David Menninger's Analyst Perspectives

Oracle Links Analytics and Business Intelligence in the Cloud

Written by David Menninger | Dec 29, 2022 11:00:00 AM

Organizations conduct data analysis in many ways. The process can include multiple spreadsheets, applications, desktop tools, disparate data systems, data warehouses and analytics solutions. This creates difficulties for management to provide and maintain updated information across multiple departments. Our Analytics and Data Benchmark Research shows that organizations face a variety of challenges with analytics and business intelligence. One-third of participants find it difficult to integrate analytics and BI with other business processes. Participants also find that not all software is flexible enough for the constantly changing business environment, and that it is hard to access all data sources.

Oracle Analytics Cloud is a unified platform that enables organizations to run analytics and business intelligence across multiple environments and devices. It can be integrated into an existing ecosystem, allowing users to perform analysis in the cloud while also accessing distributed data sources.

Oracle provides IT products and services for various enterprise environments, including applications and infrastructure offerings and interoperable IT deployment models that support on-premises, cloud and hybrid deployments. Oracle Analytics Cloud is an Oracle-managed service built on the Oracle cloud infrastructure. It provides capabilities to explore and perform collaborative analytics, and offers flexible service management capabilities including fast setup, easy scaling and patching and automated life cycle management. It supports analytics workflows, including data connectivity, data preparation, data flow, data modeling, visualization, discovery and collaboration. The analytics capabilities benefit various users, including IT practitioners, executives, data engineers, citizen data scientists, analysts and business users. Using REST application programming interfaces, workers can automate processes and programmatically access features and functionality.

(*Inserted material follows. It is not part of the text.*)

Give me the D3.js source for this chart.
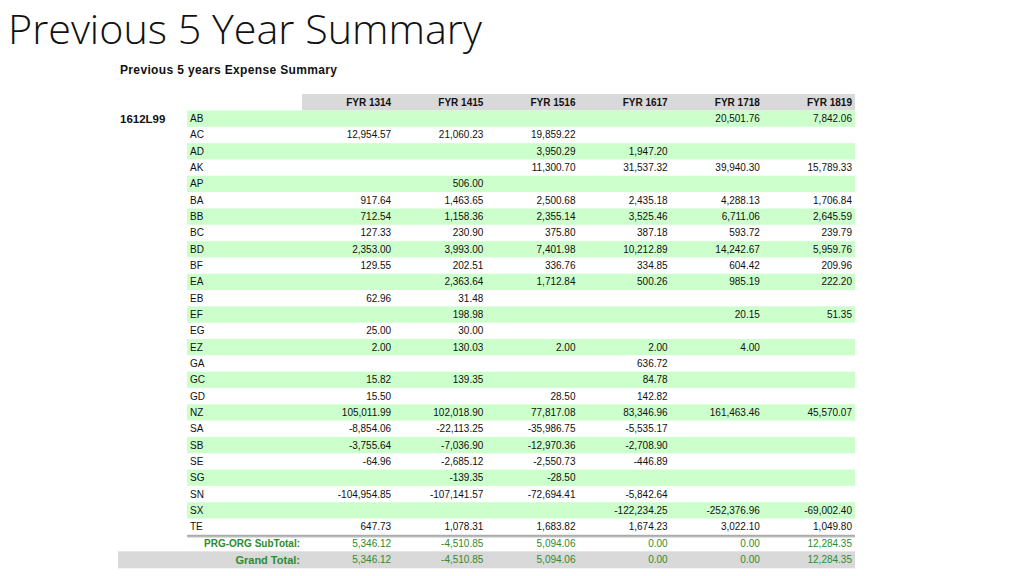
<!DOCTYPE html>
<html>
<head>
<meta charset="utf-8">
<script src="https://cdn.jsdelivr.net/npm/d3@7"></script>
<style>
  body { margin: 0; background: #fff; }
  svg { display: block; font-family: "Liberation Sans", Arial, sans-serif; }
</style>
</head>
<body>
<svg id="chart"></svg>
<script>
const width = 1024;
const height = 576;

// Table data
const years = ["FYR 1314", "FYR 1415", "FYR 1516", "FYR 1617", "FYR 1718", "FYR 1819"];
const codes = ["AB", "AC", "AD", "AK", "AP", "BA", "BB", "BC", "BD", "BF", "EA", "EB", "EF",
  "EG", "EZ", "GA", "GC", "GD", "NZ", "SA", "SB", "SE", "SG", "SN", "SX", "TE"];

const fyr1314 = [null, 12954.57, null, null, null, 917.64, 712.54, 127.33, 2353.00, 129.55, null, 62.96, null,
  25.00, 2.00, null, 15.82, 15.50, 105011.99, -8854.06, -3755.64, -64.96, null, -104954.85, null, 647.73];
const fyr1415 = [null, 21060.23, null, null, 506.00, 1463.65, 1158.36, 230.90, 3993.00, 202.51, 2363.64, 31.48, 198.98,
  30.00, 130.03, null, 139.35, null, 102018.90, -22113.25, -7036.90, -2685.12, -139.35, -107141.57, null, 1078.31];
const fyr1516 = [null, 19859.22, 3950.29, 11300.70, null, 2500.68, 2355.14, 375.80, 7401.98, 336.76, 1712.84, null, null,
  null, 2.00, null, null, 28.50, 77817.08, -35986.75, -12970.36, -2550.73, -28.50, -72694.41, null, 1683.82];
const fyr1617 = [null, null, 1947.20, 31537.32, null, 2435.18, 3525.46, 387.18, 10212.89, 334.85, 500.26, null, null,
  null, 2.00, 636.72, 84.78, 142.82, 83346.96, -5535.17, -2708.90, -446.89, null, -5842.64, -122234.25, 1674.23];
const fyr1718 = [20501.76, null, null, 39940.30, null, 4288.13, 6711.06, 593.72, 14242.67, 604.42, 985.19, null, 20.15,
  null, 4.00, null, null, null, 161463.46, null, null, null, null, null, -252376.96, 3022.10];
const fyr1819 = [7842.06, null, null, 15789.33, null, 1706.84, 2645.59, 239.79, 5959.76, 209.96, 222.20, null, 51.35,
  null, null, null, null, null, 45570.07, null, null, null, null, null, -69002.40, 1049.80];

const subTotals = [5346.12, -4510.85, 5094.06, 0.00, 0.00, 12284.35];
const grandTotals = [5346.12, -4510.85, 5094.06, 0.00, 0.00, 12284.35];

const columns = [fyr1314, fyr1415, fyr1516, fyr1617, fyr1718, fyr1819];

// plain hyphen for negatives, like the spreadsheet
const fmt = d3.formatLocale({
  decimal: ".", thousands: ",", grouping: [3], currency: ["$", ""], minus: "-"
}).format(",.2f");
const green = "#2e8b2e";
const rowGreen = "#ccffcc";
const gray = "#d9d9d9";

const svg = d3.select("#chart").attr("width", width).attr("height", height);

// Scales for columns and rows
const x = d3.scaleBand().domain(years).range([302, 855]);
const y = d3.scaleBand().domain(codes).range([110.5, 110.5 + codes.length * 16.32]);
const right = (yr) => x(yr) + x.bandwidth() - 3;

// Title, shrink to fit reference width
const title = svg.append("text")
  .attr("x", 8)
  .attr("y", 44)
  .attr("font-family", "'Open Sans', sans-serif")
  .attr("font-weight", 300)
  .attr("font-size", 42)
  .attr("fill", "#111")
  .text("Previous 5 Year Summary");
const tw = title.node().getComputedTextLength();
title.attr("font-size", 42 * 474 / tw);

svg.append("text")
  .attr("x", 120)
  .attr("y", 74)
  .attr("font-size", 12)
  .attr("font-weight", "bold")
  .attr("letter-spacing", 0.35)
  .attr("fill", "#111")
  .text("Previous 5 years Expense Summary");

// Header band
svg.append("rect")
  .attr("x", 302).attr("y", 94)
  .attr("width", 553).attr("height", 16.5)
  .attr("fill", gray);

svg.selectAll(".hdr")
  .data(years)
  .join("text")
  .attr("class", "hdr")
  .attr("x", (d) => right(d))
  .attr("y", 106)
  .attr("text-anchor", "end")
  .attr("font-size", 10)
  .attr("font-weight", "bold")
  .attr("fill", "#111")
  .text((d) => d);

// Alternating row bands
svg.selectAll(".band")
  .data(codes.filter((d, i) => i % 2 === 0))
  .join("rect")
  .attr("class", "band")
  .attr("x", 187)
  .attr("y", (d) => y(d))
  .attr("width", 668)
  .attr("height", y.bandwidth())
  .attr("fill", rowGreen);

svg.append("text")
  .attr("x", 120)
  .attr("y", y(codes[0]) + y.bandwidth() / 2 + 4)
  .attr("font-size", 11.5)
  .attr("font-weight", "bold")
  .attr("fill", "#111")
  .text("1612L99");

svg.selectAll(".code")
  .data(codes)
  .join("text")
  .attr("class", "code")
  .attr("x", 190)
  .attr("y", (d) => y(d) + y.bandwidth() / 2 + 3.5)
  .attr("font-size", 10)
  .attr("fill", "#111")
  .text((d) => d);

// Cell values
years.forEach((yr, c) => {
  svg.append("g")
    .selectAll("text")
    .data(codes.map((code, i) => ({ code, v: columns[c][i] })).filter((d) => d.v !== null))
    .join("text")
    .attr("x", right(yr))
    .attr("y", (d) => y(d.code) + y.bandwidth() / 2 + 3.5)
    .attr("text-anchor", "end")
    .attr("font-size", 10)
    .attr("fill", "#111")
    .text((d) => fmt(d.v));
});

// Separator under last row
const yEnd = y.range()[1];
svg.append("line")
  .attr("x1", 187).attr("x2", 855)
  .attr("y1", yEnd + 0.5).attr("y2", yEnd + 0.5)
  .attr("stroke", "#999").attr("stroke-width", 1);
svg.append("line")
  .attr("x1", 187).attr("x2", 855)
  .attr("y1", yEnd + 2).attr("y2", yEnd + 2)
  .attr("stroke", "#999").attr("stroke-width", 1);

// Subtotal row
const subY = yEnd + 12;
svg.append("text")
  .attr("x", 300).attr("y", subY)
  .attr("text-anchor", "end")
  .attr("font-size", 10)
  .attr("font-weight", "bold")
  .attr("fill", green)
  .text("PRG-ORG SubTotal:");
svg.selectAll(".sub")
  .data(subTotals)
  .join("text")
  .attr("class", "sub")
  .attr("x", (d, i) => right(years[i]))
  .attr("y", subY)
  .attr("text-anchor", "end")
  .attr("font-size", 10)
  .attr("fill", green)
  .text((d) => fmt(d));

// Grand total row
const gTop = yEnd + 16.5;
svg.append("rect")
  .attr("x", 118).attr("y", gTop)
  .attr("width", 737).attr("height", 17)
  .attr("fill", gray);
svg.append("text")
  .attr("x", 300).attr("y", gTop + 12.5)
  .attr("text-anchor", "end")
  .attr("font-size", 11)
  .attr("font-weight", "bold")
  .attr("fill", green)
  .text("Grand Total:");
svg.selectAll(".grand")
  .data(grandTotals)
  .join("text")
  .attr("class", "grand")
  .attr("x", (d, i) => right(years[i]))
  .attr("y", gTop + 12)
  .attr("text-anchor", "end")
  .attr("font-size", 10)
  .attr("fill", green)
  .text((d) => fmt(d));
</script>
</body>
</html>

Oracle Fusion Analytics is a suite of prebuilt, cloud-native analytic applications that offer ready-to-use insights for quick decision-making. It provides a code-free environment for teams in HR, finance, procurement and operations to enrich analytics efforts using embedded machine learning and additional data from other sources beyond Oracle Cloud applications. Oracle’s combined analytics and application capabilities enable organizations to unify analytics and create a consolidated view of performance across departments.

Oracle Analytics Cloud was launched in 2019. The Oracle Analytics Summit of 2019 was the inaugural user event for Oracle Analytics customers, and Oracle announced three major new offerings: the Oracle Analytics Cloud, a managed service hosted by Oracle; Oracle Analytics Server, an on-premises version of the same analytics software; and Oracle Analytics for Applications, which is the same analytics technology embedded within applications. It was Oracle's effort to replatform business intelligence products to the cloud.

Oracle recently announced a series of new products across its portfolio of data and analytics applications. It added new capabilities to Oracle Fusion Analytics to support customer experience, enterprise resource planning, human capital management and supply chain management analytics, providing decision-makers with a prebuilt library of more than 2,000 best-practice key performance indicators, dashboards and reports to monitor performance against strategic goals.

The latest innovations are designed to improve the productivity of business users by minimizing reliance on IT while still benefiting from curated data assets created by IT, such as the centralized semantic model. Artificial intelligence and machine learning enhancements extend ML functionality with other Oracle Cloud Infrastructure cognitive services. Oracle Cloud Infrastructure Vision allows users to analyze image-based content in a simple dashboard.

Oracle Analytics enables business users, data engineers and data scientists to access and process data, evaluate predictions and make decisions backed by data. Its next-generation semantic modeler is entirely web based and offers new functionality, including a multi-user developer experience with tight Git integration and a new semantic model markup language to more flexibly edit and update models. I have previously written about semantic models and how they positively affect the success of an organization’s data and analytics processes.

Organizations can use Oracle Analytics to simplify the analytics process, including data ingestion, data preparation and enrichment, and data visualization and collaboration. It has ML capabilities embedded throughout the platform to enable organizations to run various data science and ML projects. Its data preparation and visual data flows with ML capabilities allow users to see the steps to transform and enrich data and then automate them. Its software developer kit enables workers to incorporate custom visualizations and frameworks and embed Oracle Analytics Cloud into other applications and user experiences to incorporate analysis into their daily work. With Oracle Analytics Cloud, augmented analytics, self-service analytics and governed analytics can be combined into a single application that simplifies processes and lowers operational costs.

Oracle is putting great effort into taking all data and analytics processes to the cloud. It should also continue to improve the product experience, making it more adaptable and flexible for various business needs and extending its award winning natural language query capabilities beyond mobile applications to the desktop. I recommend that organizations looking to take analytics and data processes to the cloud with a unified analytics platform offering multiple data analytics and BI capabilities consider Oracle Analytics Cloud.